[Set exercise] Restate the full listing word for word and leave the pictures out.
= = = = = = =
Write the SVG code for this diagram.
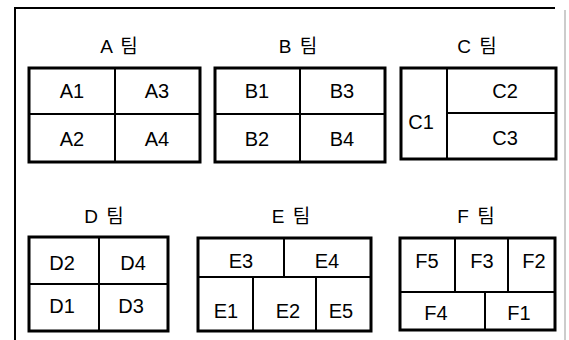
<svg xmlns="http://www.w3.org/2000/svg" width="569" height="340" viewBox="0 0 569 340">
<style>
.frame{fill:none;stroke:#000;stroke-width:2}
.box{fill:#fff;stroke:#000;stroke-width:3}
.div{stroke:#000;stroke-width:2;fill:none}
.lbl{font-family:"Liberation Sans Narrow","Liberation Sans","Noto Sans",sans-serif;font-size:20px;fill:#000;text-anchor:middle}
.ttl{font-family:"Liberation Sans Narrow","Liberation Sans","Noto Sans CJK KR",sans-serif;font-size:19px;fill:#000;text-anchor:middle;word-spacing:3px}
</style>
<rect width="569" height="340" fill="#fff"/>
<g id="frame">
<path class="frame" d="M15,340 V8 H555"/>
<path d="M565,10 V340" stroke="#bbb" stroke-width="1.5" fill="none"/>
</g>
<g id="teamA">
<text class="ttl" x="119" y="53">A 팀</text>
<rect class="box" x="29" y="68" width="171" height="94"/>
<path class="div" d="M29,114 H200 M115,68 V162"/>
<text class="lbl" x="72" y="98">A1</text>
<text class="lbl" x="157" y="98">A3</text>
<text class="lbl" x="72" y="146">A2</text>
<text class="lbl" x="157" y="146">A4</text>
</g>
<g id="teamB">
<text class="ttl" x="298" y="53">B 팀</text>
<rect class="box" x="215" y="68" width="170" height="94"/>
<path class="div" d="M215,114 H385 M300,68 V162"/>
<text class="lbl" x="257" y="98">B1</text>
<text class="lbl" x="342" y="98">B3</text>
<text class="lbl" x="257" y="146">B2</text>
<text class="lbl" x="342" y="146">B4</text>
</g>
<g id="teamC">
<text class="ttl" x="477" y="53">C 팀</text>
<rect class="box" x="401" y="68" width="155" height="91"/>
<path class="div" d="M447,68 V159 M447,113 H556"/>
<text class="lbl" x="421" y="129">C1</text>
<text class="lbl" x="505" y="98">C2</text>
<text class="lbl" x="505" y="145">C3</text>
</g>
<g id="teamD">
<text class="ttl" x="104" y="223">D 팀</text>
<rect class="box" x="29" y="237" width="139" height="94"/>
<path class="div" d="M29,284 H168 M99,237 V331"/>
<text class="lbl" x="62" y="270">D2</text>
<text class="lbl" x="133" y="270">D4</text>
<text class="lbl" x="62" y="313">D1</text>
<text class="lbl" x="131" y="313">D3</text>
</g>
<g id="teamE">
<text class="ttl" x="291" y="223">E 팀</text>
<rect class="box" x="198" y="238" width="173" height="93"/>
<path class="div" d="M198,277 H371 M284,238 V277 M253,277 V331 M316,277 V331"/>
<text class="lbl" x="241" y="268">E3</text>
<text class="lbl" x="327" y="268">E4</text>
<text class="lbl" x="226" y="318">E1</text>
<text class="lbl" x="288" y="318">E2</text>
<text class="lbl" x="341" y="318">E5</text>
</g>
<g id="teamF">
<text class="ttl" x="476" y="223">F 팀</text>
<rect class="box" x="400" y="238" width="155" height="92"/>
<path class="div" d="M400,292 H555 M455,238 V292 M508,238 V292 M485,292 V330"/>
<text class="lbl" x="427" y="268">F5</text>
<text class="lbl" x="482" y="268">F3</text>
<text class="lbl" x="534" y="268">F2</text>
<text class="lbl" x="436" y="320">F4</text>
<text class="lbl" x="519" y="320">F1</text>
</g>
<g id="connectors"></g>
</svg>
= = = = = = =
[Right answer]
Write the SVG code for this diagram.
<svg xmlns="http://www.w3.org/2000/svg" width="569" height="340" viewBox="0 0 569 340">
<style>
.frame{fill:none;stroke:#000;stroke-width:2}
.box{fill:#fff;stroke:#000;stroke-width:3}
.div{stroke:#000;stroke-width:2;fill:none}
.lbl{font-family:"Liberation Sans Narrow","Liberation Sans","Noto Sans",sans-serif;font-size:20px;fill:#000;text-anchor:middle}
.ttl{font-family:"Liberation Sans Narrow","Liberation Sans","Noto Sans CJK KR",sans-serif;font-size:19px;fill:#000;text-anchor:middle;word-spacing:3px}
</style>
<rect width="569" height="340" fill="#fff"/>
<g id="frame">
<path class="frame" d="M15,340 V8 H555"/>
<path d="M565,10 V340" stroke="#bbb" stroke-width="1.5" fill="none"/>
</g>
<g id="teamA">
<text class="ttl" x="119" y="53">A 팀</text>
<rect class="box" x="29" y="68" width="171" height="94"/>
<path class="div" d="M29,114 H200 M115,68 V162"/>
<text class="lbl" x="72" y="98">A1</text>
<text class="lbl" x="157" y="98">A3</text>
<text class="lbl" x="72" y="146">A2</text>
<text class="lbl" x="157" y="146">A4</text>
</g>
<g id="teamB">
<text class="ttl" x="298" y="53">B 팀</text>
<rect class="box" x="215" y="68" width="170" height="94"/>
<path class="div" d="M215,114 H385 M300,68 V162"/>
<text class="lbl" x="257" y="98">B1</text>
<text class="lbl" x="342" y="98">B3</text>
<text class="lbl" x="257" y="146">B2</text>
<text class="lbl" x="342" y="146">B4</text>
</g>
<g id="teamC">
<text class="ttl" x="477" y="53">C 팀</text>
<rect class="box" x="401" y="68" width="155" height="91"/>
<path class="div" d="M447,68 V159 M447,113 H556"/>
<text class="lbl" x="421" y="129">C1</text>
<text class="lbl" x="505" y="98">C2</text>
<text class="lbl" x="505" y="145">C3</text>
</g>
<g id="teamD">
<text class="ttl" x="104" y="223">D 팀</text>
<rect class="box" x="29" y="237" width="139" height="94"/>
<path class="div" d="M29,284 H168 M99,237 V331"/>
<text class="lbl" x="62" y="270">D2</text>
<text class="lbl" x="133" y="270">D4</text>
<text class="lbl" x="62" y="313">D1</text>
<text class="lbl" x="131" y="313">D3</text>
</g>
<g id="teamE">
<text class="ttl" x="291" y="223">E 팀</text>
<rect class="box" x="198" y="238" width="173" height="93"/>
<path class="div" d="M198,277 H371 M284,238 V277 M253,277 V331 M316,277 V331"/>
<text class="lbl" x="241" y="268">E3</text>
<text class="lbl" x="327" y="268">E4</text>
<text class="lbl" x="226" y="318">E1</text>
<text class="lbl" x="288" y="318">E2</text>
<text class="lbl" x="341" y="318">E5</text>
</g>
<g id="teamF">
<text class="ttl" x="476" y="223">F 팀</text>
<rect class="box" x="400" y="238" width="155" height="92"/>
<path class="div" d="M400,292 H555 M455,238 V292 M508,238 V292 M485,292 V330"/>
<text class="lbl" x="427" y="268">F5</text>
<text class="lbl" x="482" y="268">F3</text>
<text class="lbl" x="534" y="268">F2</text>
<text class="lbl" x="436" y="320">F4</text>
<text class="lbl" x="519" y="320">F1</text>
</g>
<g id="connectors"></g>
</svg>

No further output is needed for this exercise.